### WHAT NEEDS TO BE DONE:
Return all entries word for word, but drop any images.

### DATASET ENTRIES:
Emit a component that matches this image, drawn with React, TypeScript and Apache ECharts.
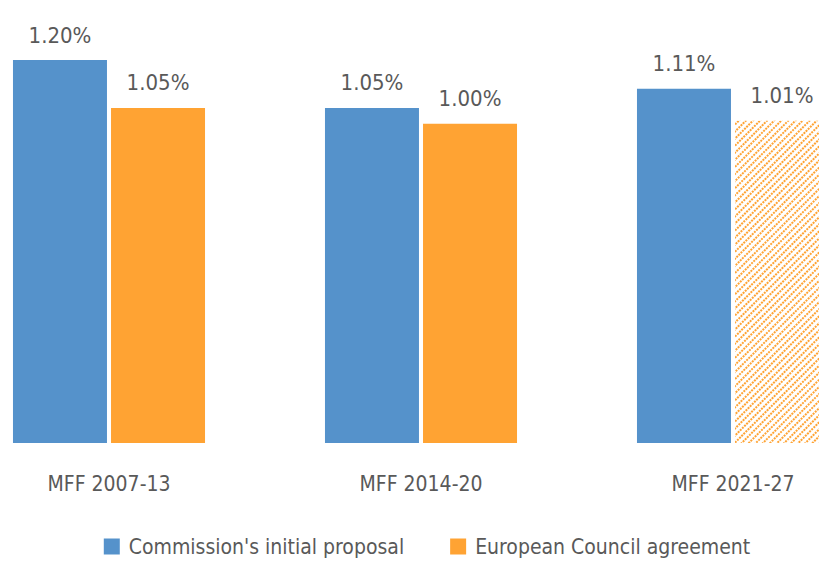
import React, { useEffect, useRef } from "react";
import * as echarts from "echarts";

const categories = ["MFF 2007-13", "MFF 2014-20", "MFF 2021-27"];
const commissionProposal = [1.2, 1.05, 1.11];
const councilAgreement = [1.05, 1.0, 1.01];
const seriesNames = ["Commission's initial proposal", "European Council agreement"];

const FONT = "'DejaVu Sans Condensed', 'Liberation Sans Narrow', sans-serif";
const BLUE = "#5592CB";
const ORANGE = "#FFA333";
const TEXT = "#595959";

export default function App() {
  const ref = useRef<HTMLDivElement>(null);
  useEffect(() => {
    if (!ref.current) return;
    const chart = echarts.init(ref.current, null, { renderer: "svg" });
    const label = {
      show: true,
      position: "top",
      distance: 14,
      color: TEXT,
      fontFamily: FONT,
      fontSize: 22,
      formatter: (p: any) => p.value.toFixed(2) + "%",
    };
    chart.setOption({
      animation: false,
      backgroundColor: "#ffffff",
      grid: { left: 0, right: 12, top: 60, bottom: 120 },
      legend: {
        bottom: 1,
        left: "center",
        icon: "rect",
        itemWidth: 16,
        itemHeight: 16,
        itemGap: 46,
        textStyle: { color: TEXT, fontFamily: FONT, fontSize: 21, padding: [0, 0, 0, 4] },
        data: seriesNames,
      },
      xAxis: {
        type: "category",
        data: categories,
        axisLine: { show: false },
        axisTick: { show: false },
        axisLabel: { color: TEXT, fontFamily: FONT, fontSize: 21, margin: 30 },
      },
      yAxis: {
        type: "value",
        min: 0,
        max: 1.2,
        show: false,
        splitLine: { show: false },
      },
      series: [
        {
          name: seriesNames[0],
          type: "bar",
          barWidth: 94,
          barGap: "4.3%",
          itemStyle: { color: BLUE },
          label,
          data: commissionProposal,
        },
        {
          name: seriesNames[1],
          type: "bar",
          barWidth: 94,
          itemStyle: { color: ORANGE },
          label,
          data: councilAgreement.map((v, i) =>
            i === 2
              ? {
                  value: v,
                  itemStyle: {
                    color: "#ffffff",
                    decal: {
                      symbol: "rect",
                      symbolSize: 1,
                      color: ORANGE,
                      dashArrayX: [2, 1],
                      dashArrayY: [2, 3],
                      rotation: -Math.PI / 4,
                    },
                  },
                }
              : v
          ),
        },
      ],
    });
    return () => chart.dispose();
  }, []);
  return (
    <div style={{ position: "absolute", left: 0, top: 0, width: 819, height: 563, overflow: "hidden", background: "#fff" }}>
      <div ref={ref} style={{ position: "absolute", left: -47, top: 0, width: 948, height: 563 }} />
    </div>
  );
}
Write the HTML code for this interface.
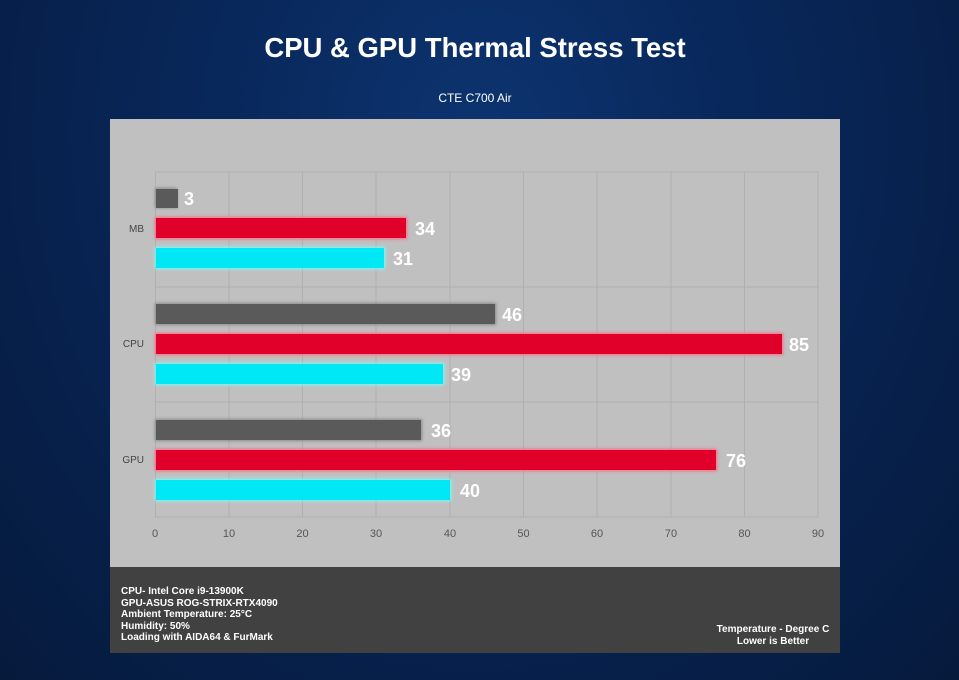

### SOLUTION BELOW:
Emit a component that matches this image, drawn with React, TypeScript and Apache ECharts.
import React, { useEffect, useRef } from "react";
import * as echarts from "echarts";

const categories = ["MFF 2007-13", "MFF 2014-20", "MFF 2021-27"];
const commissionProposal = [1.2, 1.05, 1.11];
const councilAgreement = [1.05, 1.0, 1.01];
const seriesNames = ["Commission's initial proposal", "European Council agreement"];

const FONT = "'DejaVu Sans Condensed', 'Liberation Sans Narrow', sans-serif";
const BLUE = "#5592CB";
const ORANGE = "#FFA333";
const TEXT = "#595959";

export default function App() {
  const ref = useRef<HTMLDivElement>(null);
  useEffect(() => {
    if (!ref.current) return;
    const chart = echarts.init(ref.current, null, { renderer: "svg" });
    const label = {
      show: true,
      position: "top",
      distance: 14,
      color: TEXT,
      fontFamily: FONT,
      fontSize: 22,
      formatter: (p: any) => p.value.toFixed(2) + "%",
    };
    chart.setOption({
      animation: false,
      backgroundColor: "#ffffff",
      grid: { left: 0, right: 12, top: 60, bottom: 120 },
      legend: {
        bottom: 1,
        left: "center",
        icon: "rect",
        itemWidth: 16,
        itemHeight: 16,
        itemGap: 46,
        textStyle: { color: TEXT, fontFamily: FONT, fontSize: 21, padding: [0, 0, 0, 4] },
        data: seriesNames,
      },
      xAxis: {
        type: "category",
        data: categories,
        axisLine: { show: false },
        axisTick: { show: false },
        axisLabel: { color: TEXT, fontFamily: FONT, fontSize: 21, margin: 30 },
      },
      yAxis: {
        type: "value",
        min: 0,
        max: 1.2,
        show: false,
        splitLine: { show: false },
      },
      series: [
        {
          name: seriesNames[0],
          type: "bar",
          barWidth: 94,
          barGap: "4.3%",
          itemStyle: { color: BLUE },
          label,
          data: commissionProposal,
        },
        {
          name: seriesNames[1],
          type: "bar",
          barWidth: 94,
          itemStyle: { color: ORANGE },
          label,
          data: councilAgreement.map((v, i) =>
            i === 2
              ? {
                  value: v,
                  itemStyle: {
                    color: "#ffffff",
                    decal: {
                      symbol: "rect",
                      symbolSize: 1,
                      color: ORANGE,
                      dashArrayX: [2, 1],
                      dashArrayY: [2, 3],
                      rotation: -Math.PI / 4,
                    },
                  },
                }
              : v
          ),
        },
      ],
    });
    return () => chart.dispose();
  }, []);
  return (
    <div style={{ position: "absolute", left: 0, top: 0, width: 819, height: 563, overflow: "hidden", background: "#fff" }}>
      <div ref={ref} style={{ position: "absolute", left: -47, top: 0, width: 948, height: 563 }} />
    </div>
  );
}
Write the HTML code for this interface.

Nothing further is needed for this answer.